Unraveling Myanmar’s coup

The morning of February 1 saw yet another takeover of democratic institutions by the military in Myanmar. In a coup d’état, The Tatmadaw, through a broadcast, usurped the democratically elected government of Aung Sang Suu Kyi and assumed power in the country’s 3rd military coup since its independence. They say it’s for one year with powers vested in Commander-in-Chief of Defence Services Min Aung Hlaing, Myint Swe, the incumbent vice president, took on his role as acting president.
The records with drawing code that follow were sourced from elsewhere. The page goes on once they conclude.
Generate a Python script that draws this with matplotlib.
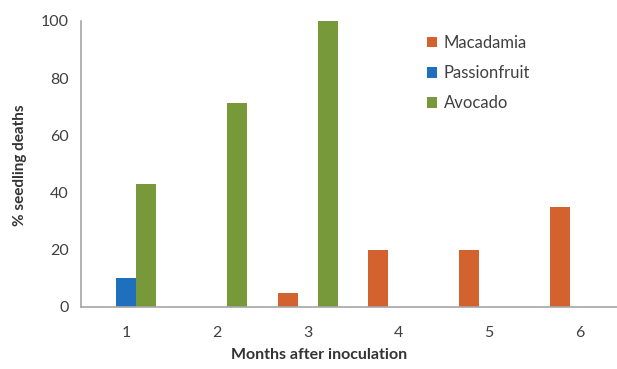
import matplotlib.pyplot as plt
import numpy as np

plt.rcParams['font.family'] = ['Lato', 'DejaVu Sans']

# Monthly seedling deaths (%) per host
months = [1, 2, 3, 4, 5, 6]
macadamia = [0, 0, 5, 20, 20, 35]
passionfruit = [10, 0, 0, 0, 0, 0]
avocado = [42.9, 71.4, 100, 0, 0, 0]

series = [('Macadamia', macadamia, '#d4622e'),
          ('Passionfruit', passionfruit, '#1f6fbf'),
          ('Avocado', avocado, '#78993a')]

fig = plt.figure(figsize=(6.17, 3.69), dpi=100)
# plot area runs a little past the right edge of the figure
ax = fig.add_axes([81 / 617, 1 - 307 / 369, 544 / 617, 286 / 369])

x = np.arange(len(months))
width = 0.22
for i, (name, vals, color) in enumerate(series):
    ax.bar(x + (i - 1) * width, vals, width, color=color, label=name)

ax.set_xlim(-0.5, len(months) - 0.5)
ax.set_ylim(0, 100)
ax.set_yticks(range(0, 101, 20))
ax.set_xticks(x)
ax.set_xticklabels([str(m) for m in months])
ax.tick_params(length=0, labelsize=11.5, colors='#404040', pad=9)
ax.tick_params(axis='x', pad=14)

for side in ['top', 'right']:
    ax.spines[side].set_visible(False)
for side in ['left', 'bottom']:
    ax.spines[side].set_color('#a6a6a6')
    ax.spines[side].set_linewidth(1.2)

fig.text(20 / 617, 1 - 165 / 369, '% seedling deaths', rotation=90,
         ha='center', va='center', fontsize=11, fontweight='bold', color='#333333')
fig.text(319 / 617, 1 - 355 / 369, 'Months after inoculation',
         ha='center', va='center', fontsize=11.5, fontweight='bold', color='#333333')

fig.legend(loc='upper left', bbox_to_anchor=(412 / 617, 1 - 20 / 369),
           frameon=False, fontsize=12, handlelength=0.6, handleheight=0.6,
           handletextpad=0.4, labelspacing=0.85, labelcolor='#404040')

fig.savefig('out.png', dpi=100)
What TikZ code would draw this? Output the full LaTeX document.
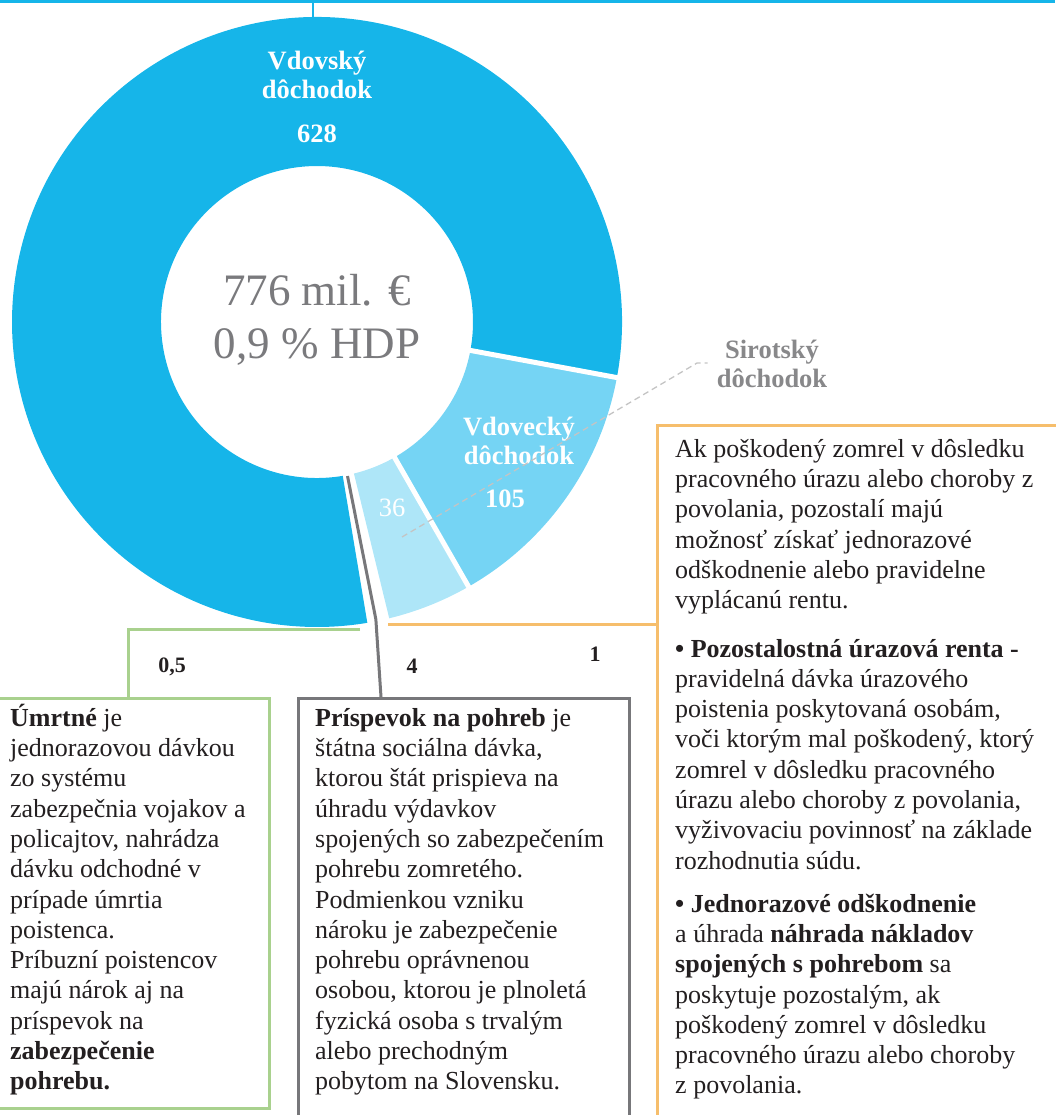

By 6 AM IST, the citizenry knew what was happening as the internet was cut off, cellular service became sketchy, and news services at a virtual halt. The spokesperson of the National League for Democracy, Wyo Nyunt, broke the news of detainment of leaders and expressed fears about his own detention; his fears of detainment, much like the fears of an imminent coup earlier, were well-founded. The military resorted to typical tactics of arresting parliamentarians on absurd charges, cutting phone lines to the capital, Naypyitaw, and halting banking services. On February 3rd, Aung Sang Suu Kyi had been arrested for “export of unlicensed communication devices discovered during a raid.”

Possible Motives

The official stance of the Tatmadaw relates to the alleged voter fraud in the recent 2020 November elections. The military posits that voter fraud threatens national sovereignty. It becomes necessary to submit that in the 2020 elections, the NDP led by Suu Kyi won by a large margin with 396 seats out of a veritable 476 while the military proxy, Union and Solidarity party won 33 seats. The civilian headed Union Election Commission quashed reports of voter fraud a day before the coup.

This whole move can be seen as a preservation of power exercise since the military has been used to excessive authority in Myanmar even by its Constitution. Scholars opine that the coup is seen as General Hlaing’s efforts at immunity from possible prosecution for his acts in the Rohingya crisis.